Futuring

To describe the creative process of exploring possible futures, we use the term 'futuring'. The purpose of futuring is to inform decisions and actions in the present (rather than predicting the future). It generates new insights into the present situation from the vantage point of multiple futures, allowing participants to go beyond the status-quo and imagine how things could develop otherwise. Futuring situates solutions in a wider, systemic context, encouraging articulation of coherent and relevant visions. Futuring is particularly useful in uncertain conditions that call for acting with incomplete information, dealing with wicked problems, increasing agency, forging alliances, and fostering capacity to adapt to whatever the future might bring.

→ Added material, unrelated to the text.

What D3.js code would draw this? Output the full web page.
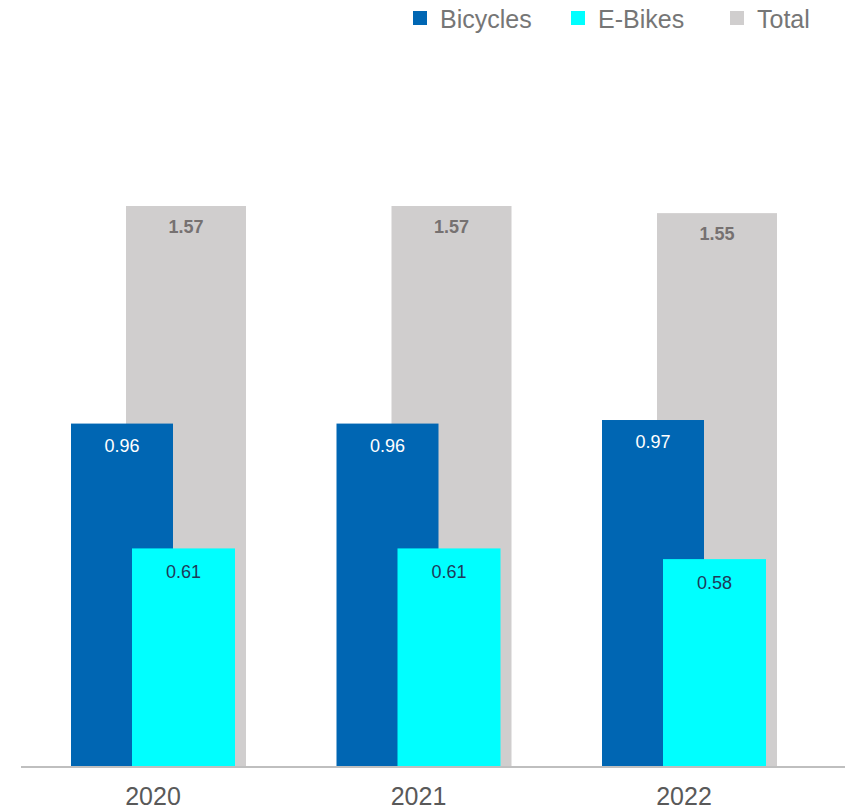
<!DOCTYPE html>
<html>
<head>
<meta charset="utf-8">
<script src="https://cdn.jsdelivr.net/npm/d3@7"></script>
<style>
  body { margin: 0; background: #fff; }
  text { font-family: "Liberation Sans", Arial, sans-serif; }
</style>
</head>
<body>
<svg id="chart"></svg>
<script>
// values
var years = ["2020", "2021", "2022"];
var bicycles = [0.96, 0.96, 0.97];
var eBikes = [0.61, 0.61, 0.58];
var totals = [1.57, 1.57, 1.55];
var seriesNames = ["Bicycles", "E-Bikes", "Total"];
var colors = ["#0066B3", "#00FFFF", "#D0CECE"];

var svgWidth = 845, svgHeight = 810;
var baseY = 766;

var svg = d3.select("#chart")
            .attr("width", svgWidth)
            .attr("height", svgHeight);

var x = d3.scaleBand()
          .domain(years)
          .range([71, 71 + 265.5 * 3])
          .padding(0);

var y = d3.scaleLinear()
          .domain([0, 1.57])
          .range([baseY, 206]);

// bar layout inside each year band
var layout = {
  Bicycles: { off: 0, w: 102 },
  "E-Bikes": { off: 61, w: 103 },
  Total: { off: 55, w: 120 }
};

var rows = years.map(function(yr, i) {
  return { year: yr, Bicycles: bicycles[i], "E-Bikes": eBikes[i], Total: totals[i] };
});

// draw order: total behind, then bicycles, then e-bikes
["Total", "Bicycles", "E-Bikes"].forEach(function(key) {
  var c = colors[seriesNames.indexOf(key)];
  svg.append("g").selectAll("rect")
     .data(rows)
     .join("rect")
     .attr("x", function(d) { return x(d.year) + layout[key].off; })
     .attr("width", layout[key].w)
     .attr("y", function(d) { return y(d[key]); })
     .attr("height", function(d) { return baseY - y(d[key]); })
     .attr("fill", c);
});

// axis line
svg.append("line")
   .attr("x1", 21).attr("x2", 845)
   .attr("y1", baseY + 1).attr("y2", baseY + 1)
   .attr("stroke", "#BFBFBF")
   .attr("stroke-width", 2);

// value labels
var labelStyle = {
  Total: { dy: 27, fill: "#767171", weight: "bold", size: 18 },
  Bicycles: { dy: 28, fill: "#FFFFFF", weight: "normal", size: 18 },
  "E-Bikes": { dy: 30, fill: "#1F3A5A", weight: "normal", size: 18 }
};

["Total", "Bicycles", "E-Bikes"].forEach(function(key) {
  var s = labelStyle[key];
  svg.append("g").selectAll("text")
     .data(rows)
     .join("text")
     .attr("x", function(d) { return x(d.year) + layout[key].off + layout[key].w / 2; })
     .attr("y", function(d) { return y(d[key]) + s.dy; })
     .attr("text-anchor", "middle")
     .attr("fill", s.fill)
     .attr("font-weight", s.weight)
     .attr("font-size", s.size)
     .text(function(d) { return d[key].toFixed(2); });
});

// x axis labels
var xAxis = d3.axisBottom(x).tickSize(0).tickPadding(0);
var gx = svg.append("g")
            .attr("transform", "translate(0," + baseY + ")")
            .call(xAxis);
gx.select(".domain").remove();
gx.selectAll(".tick")
  .attr("transform", function(d) { return "translate(" + (x(d) + 82) + ",0)"; });
gx.selectAll("text")
  .attr("y", 39)
  .attr("dy", 0)
  .attr("fill", "#595959")
  .attr("font-size", 25)
  .attr("font-family", "Liberation Sans, Arial, sans-serif");

// legend
var legendX = [413, 571, 730];
var legend = svg.append("g").selectAll("g")
                .data(seriesNames)
                .join("g")
                .attr("transform", function(d, i) { return "translate(" + legendX[i] + ",0)"; });
legend.append("rect")
      .attr("x", 0).attr("y", 11)
      .attr("width", 14).attr("height", 14)
      .attr("fill", function(d, i) { return colors[i]; });
legend.append("text")
      .attr("x", 27).attr("y", 28)
      .attr("fill", "#767676")
      .attr("font-size", 25)
      .text(function(d) { return d; });
</script>
</body>
</html>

Futuring consists of many approaches to thinking and talking about the future, and can include ways of prototyping multiple alternatives. The approaches range from highly structured to freeform, they can draw upon personal experience or be broad and data-driven. A futuring process typically begins with observing and mapping the present situation, to describe the context, distinguish constants from variables and understand factors influencing the situation on micro and macro scales. Grounded in this understanding, participants track what changes are emerging “on the horizon” and what impacts these changes might have. The speculative aspect of futuring extrapolates and envisions how situations might unfold in multiple futures, through scenario building, future prehearsals, speculative prototypes, etc. Depending on the needs of the group, scenarios can be tested in real life, the steps from the present to a preferred future can be mapped through backcasting, and specifications or principles articulated to inform current development.

There are a wide range of approaches that can guide the futuring process towards desired outcomes. Some foster the development of particular aptitudes, mindsets and capacities to explore uncertainty. We often include “hands-on” techniques, and creative exercises that can be combined in different ways depending on context, resources and people involved. Specific configurations of techniques and methods can be integrated as a complete process.